→ **Given problem**
Leave out the pictures and transcribe the rest of the records exactly.

────────

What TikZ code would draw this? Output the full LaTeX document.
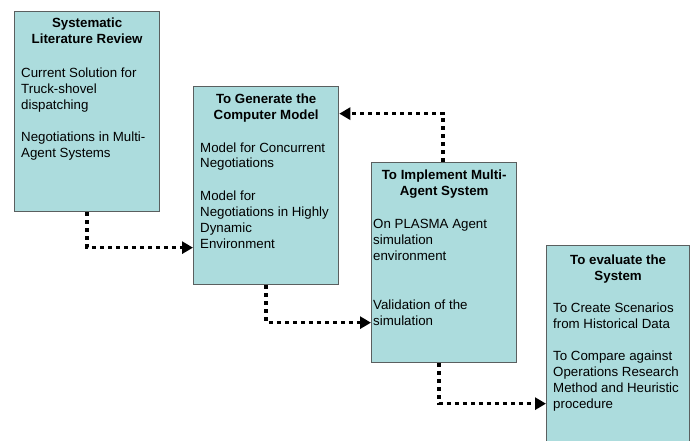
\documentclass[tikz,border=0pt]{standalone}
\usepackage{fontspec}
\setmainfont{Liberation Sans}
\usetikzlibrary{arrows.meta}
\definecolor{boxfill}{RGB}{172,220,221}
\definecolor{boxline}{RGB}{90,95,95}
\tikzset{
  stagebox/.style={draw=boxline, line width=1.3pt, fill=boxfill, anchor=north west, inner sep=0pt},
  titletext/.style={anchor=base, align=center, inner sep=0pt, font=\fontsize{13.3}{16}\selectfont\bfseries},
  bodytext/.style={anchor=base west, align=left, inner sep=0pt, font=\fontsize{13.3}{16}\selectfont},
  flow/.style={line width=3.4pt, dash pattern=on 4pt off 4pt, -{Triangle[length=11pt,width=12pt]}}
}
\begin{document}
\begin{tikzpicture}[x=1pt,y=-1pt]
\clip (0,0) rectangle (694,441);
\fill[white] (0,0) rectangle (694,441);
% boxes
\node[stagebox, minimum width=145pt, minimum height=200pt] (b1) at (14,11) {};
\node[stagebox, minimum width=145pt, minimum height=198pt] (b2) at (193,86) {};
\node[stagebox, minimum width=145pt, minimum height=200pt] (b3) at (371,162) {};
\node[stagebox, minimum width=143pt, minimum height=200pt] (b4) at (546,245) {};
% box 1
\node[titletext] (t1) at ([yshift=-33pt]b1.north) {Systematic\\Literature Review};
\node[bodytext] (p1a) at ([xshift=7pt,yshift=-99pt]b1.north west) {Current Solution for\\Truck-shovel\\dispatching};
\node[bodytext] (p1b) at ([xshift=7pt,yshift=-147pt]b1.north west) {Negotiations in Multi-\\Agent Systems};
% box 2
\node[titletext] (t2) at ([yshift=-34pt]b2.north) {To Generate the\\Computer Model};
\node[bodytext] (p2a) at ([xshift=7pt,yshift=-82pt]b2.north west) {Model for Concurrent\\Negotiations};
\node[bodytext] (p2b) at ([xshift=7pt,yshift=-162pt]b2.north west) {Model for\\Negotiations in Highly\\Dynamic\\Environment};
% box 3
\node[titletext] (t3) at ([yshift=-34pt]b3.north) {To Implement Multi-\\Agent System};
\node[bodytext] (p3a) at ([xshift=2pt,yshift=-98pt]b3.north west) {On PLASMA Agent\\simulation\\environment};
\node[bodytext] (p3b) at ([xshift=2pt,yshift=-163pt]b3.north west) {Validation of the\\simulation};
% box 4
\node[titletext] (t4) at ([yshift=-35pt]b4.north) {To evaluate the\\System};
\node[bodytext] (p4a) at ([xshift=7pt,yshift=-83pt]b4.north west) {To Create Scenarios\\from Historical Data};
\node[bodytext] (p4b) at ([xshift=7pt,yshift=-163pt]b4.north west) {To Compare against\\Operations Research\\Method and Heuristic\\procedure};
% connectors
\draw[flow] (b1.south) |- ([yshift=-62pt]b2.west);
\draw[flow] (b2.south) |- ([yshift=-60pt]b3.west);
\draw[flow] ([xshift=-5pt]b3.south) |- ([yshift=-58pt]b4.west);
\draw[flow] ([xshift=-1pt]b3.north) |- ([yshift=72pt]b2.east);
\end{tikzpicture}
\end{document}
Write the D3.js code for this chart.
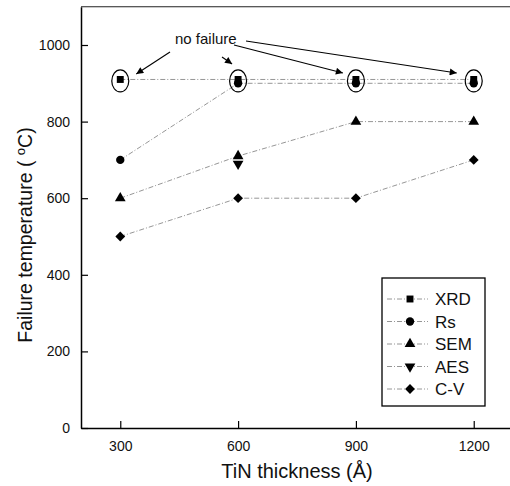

────────

→ **Correct response**
What TikZ code would draw this? Output the full LaTeX document.
\documentclass[tikz,border=0pt]{standalone}
\usepackage{fontspec}
\setmainfont{Liberation Sans}
\usetikzlibrary{arrows.meta}
\definecolor{boxfill}{RGB}{172,220,221}
\definecolor{boxline}{RGB}{90,95,95}
\tikzset{
  stagebox/.style={draw=boxline, line width=1.3pt, fill=boxfill, anchor=north west, inner sep=0pt},
  titletext/.style={anchor=base, align=center, inner sep=0pt, font=\fontsize{13.3}{16}\selectfont\bfseries},
  bodytext/.style={anchor=base west, align=left, inner sep=0pt, font=\fontsize{13.3}{16}\selectfont},
  flow/.style={line width=3.4pt, dash pattern=on 4pt off 4pt, -{Triangle[length=11pt,width=12pt]}}
}
\begin{document}
\begin{tikzpicture}[x=1pt,y=-1pt]
\clip (0,0) rectangle (694,441);
\fill[white] (0,0) rectangle (694,441);
% boxes
\node[stagebox, minimum width=145pt, minimum height=200pt] (b1) at (14,11) {};
\node[stagebox, minimum width=145pt, minimum height=198pt] (b2) at (193,86) {};
\node[stagebox, minimum width=145pt, minimum height=200pt] (b3) at (371,162) {};
\node[stagebox, minimum width=143pt, minimum height=200pt] (b4) at (546,245) {};
% box 1
\node[titletext] (t1) at ([yshift=-33pt]b1.north) {Systematic\\Literature Review};
\node[bodytext] (p1a) at ([xshift=7pt,yshift=-99pt]b1.north west) {Current Solution for\\Truck-shovel\\dispatching};
\node[bodytext] (p1b) at ([xshift=7pt,yshift=-147pt]b1.north west) {Negotiations in Multi-\\Agent Systems};
% box 2
\node[titletext] (t2) at ([yshift=-34pt]b2.north) {To Generate the\\Computer Model};
\node[bodytext] (p2a) at ([xshift=7pt,yshift=-82pt]b2.north west) {Model for Concurrent\\Negotiations};
\node[bodytext] (p2b) at ([xshift=7pt,yshift=-162pt]b2.north west) {Model for\\Negotiations in Highly\\Dynamic\\Environment};
% box 3
\node[titletext] (t3) at ([yshift=-34pt]b3.north) {To Implement Multi-\\Agent System};
\node[bodytext] (p3a) at ([xshift=2pt,yshift=-98pt]b3.north west) {On PLASMA Agent\\simulation\\environment};
\node[bodytext] (p3b) at ([xshift=2pt,yshift=-163pt]b3.north west) {Validation of the\\simulation};
% box 4
\node[titletext] (t4) at ([yshift=-35pt]b4.north) {To evaluate the\\System};
\node[bodytext] (p4a) at ([xshift=7pt,yshift=-83pt]b4.north west) {To Create Scenarios\\from Historical Data};
\node[bodytext] (p4b) at ([xshift=7pt,yshift=-163pt]b4.north west) {To Compare against\\Operations Research\\Method and Heuristic\\procedure};
% connectors
\draw[flow] (b1.south) |- ([yshift=-62pt]b2.west);
\draw[flow] (b2.south) |- ([yshift=-60pt]b3.west);
\draw[flow] ([xshift=-5pt]b3.south) |- ([yshift=-58pt]b4.west);
\draw[flow] ([xshift=-1pt]b3.north) |- ([yshift=72pt]b2.east);
\end{tikzpicture}
\end{document}
Write the D3.js code for this chart.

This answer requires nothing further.